Profile Image for Chauncey.
12 reviews
Currently reading
August 17, 2007
This book is interesting because it introduces and makes extensive use of "truth trees." These devices are really easy to understand and use. They allow one to check for validity and invalidity at once. So they are like truth tables. However, unlike truth tables, truth trees are adequate for checking arguments involving quantifiers. Another virtue of the trees is that they allow easy demonstrations of completeness and soundness. Thus, the book is able to get very, very far in a short space. It's like 150 pages and it gets to Godel's incompleteness results. I don't think this would be a good text for a standard symbolic logic course.
Profile Image for Amber.
71 reviews12 followers
January 27, 2014
Compared to other logic texts I have read, this one is horrifying. It's miserable at best if used as intended as an introductory text.

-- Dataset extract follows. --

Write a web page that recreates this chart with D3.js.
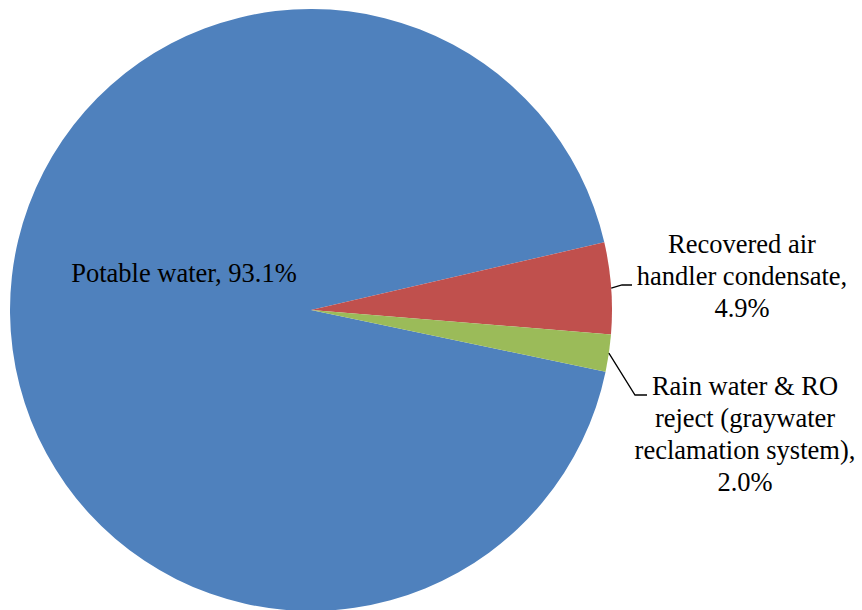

It would be okay for people already very familiar with logic concepts, and only as a refresher. In the first chapter, I struggled trying to understand his points despite this being my third class on the subject. I had never heard of truth trees before reading this for a logic class, and I had to use outside sources just to get a semblance of what he was talking about.

I highly recommend Discrete Mathematics with Applications by Susanna Epp over this for the beginner, although I don't think she covers truth trees.